Hoyt was arrested when she returned to a different area of the forestry coup on Tuesday.

Hoyt’s mother, Barbara, told Guardian Australia the arrests went against forestry minister Paul Harriss’s promise the legislation would not target “mum and dad” protesters. Hoyt, a registered nurse, has a three-year-old daughter and is stepmother to a teenager.

The first draft of the anti-protest law was amended after criticism from the UN but constitutional law experts said it remained vulnerable to high court challenge.

“We are not activists, this is our home, our backyard,” Barbara Hoyt said. “Jess rides horses there and she believes that it’s wrong to log it, and it is wrong.”

The Hoyts and Henshaw are part of the Forests of Lapoinya Action Group, which sprung from the local community last year when plans to log the coup were announced. About 70 people have been gathering at the entrance to the coup for the past week to mark their opposition to the logging, and Barbara Hoyt said those who did walk onsite did so peacefully with the intention of hanging around until police arrived and asked them to move on.

Workplace safety rules mean the bulldozers that drive the clearfelling can’t operate until the protesters leave.
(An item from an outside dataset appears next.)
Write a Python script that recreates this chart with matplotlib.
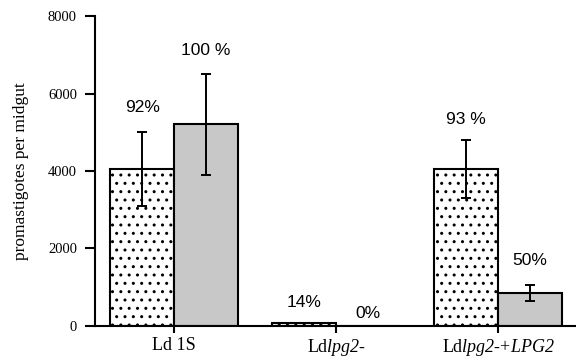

They were not padlocking themselves to forestry machinery, a common practice in the episodic battle between environmentalists and industry in Tasmania.

“It is a peaceful, community process, and the police have been really good in the circumstances when no one really knows how the new law applies,” Barbara Hoyt said. “The police think it’s stupid and ridiculous and all of them are so supportive of us.”

Harriss defended the use of the anti-protest laws, releasing a statement saying the Tasmanian government was “a strong supporter of free speech and the right to protest” and it was “very disappointing that some people yesterday chose to allegedly break the law”.

His comments on Wednesday came as the Forestry Tasmania chairman, Bob Annells, announced his retirement from the board of the government-owned company. Three other board members retired at the same time.

Tasmanian Greens senator Nick McKim, who visited the Lapoinya protesters on Tuesday, said Annells’s decision not to seek another term was significant because Annells was a vocal supporter of the Tasmanian Forestry Agreement (TFA), torn up in 2014 as the first act of the Hodgman Liberal government.

“This is blowing up in Paul Harriss’s face. He has got what looks like a board crisis at Forestry Tasmania at the same time as his legislation which was designed to scare people out of protesting is not happening,” McKim told Guardian Australia.

“They have definitely restarted the forest wars in Tasmania and they will reap what they sew.”

The coup at Lapoinya was not marked as a higher conservation area under the TFA, which Harriss suggested on Tuesday meant environmentalists thought it was “OK to harvest this coup while the Greens were in government, but it’s not OK to harvest it under the Liberals.”

Vica Bayley, Wilderness Society campaign director in Tasmania who helped negotiate the TFA, said it was “hypocritical and ironic” for Harriss to “try to hide behind the TFA.”

“It looks like a unilateral decision driven by politics and an attempt to create conflict as a distraction from the fact that he clearly doesn’t have a coherent plan for the future of forestry in Tasmania,” Bayley said.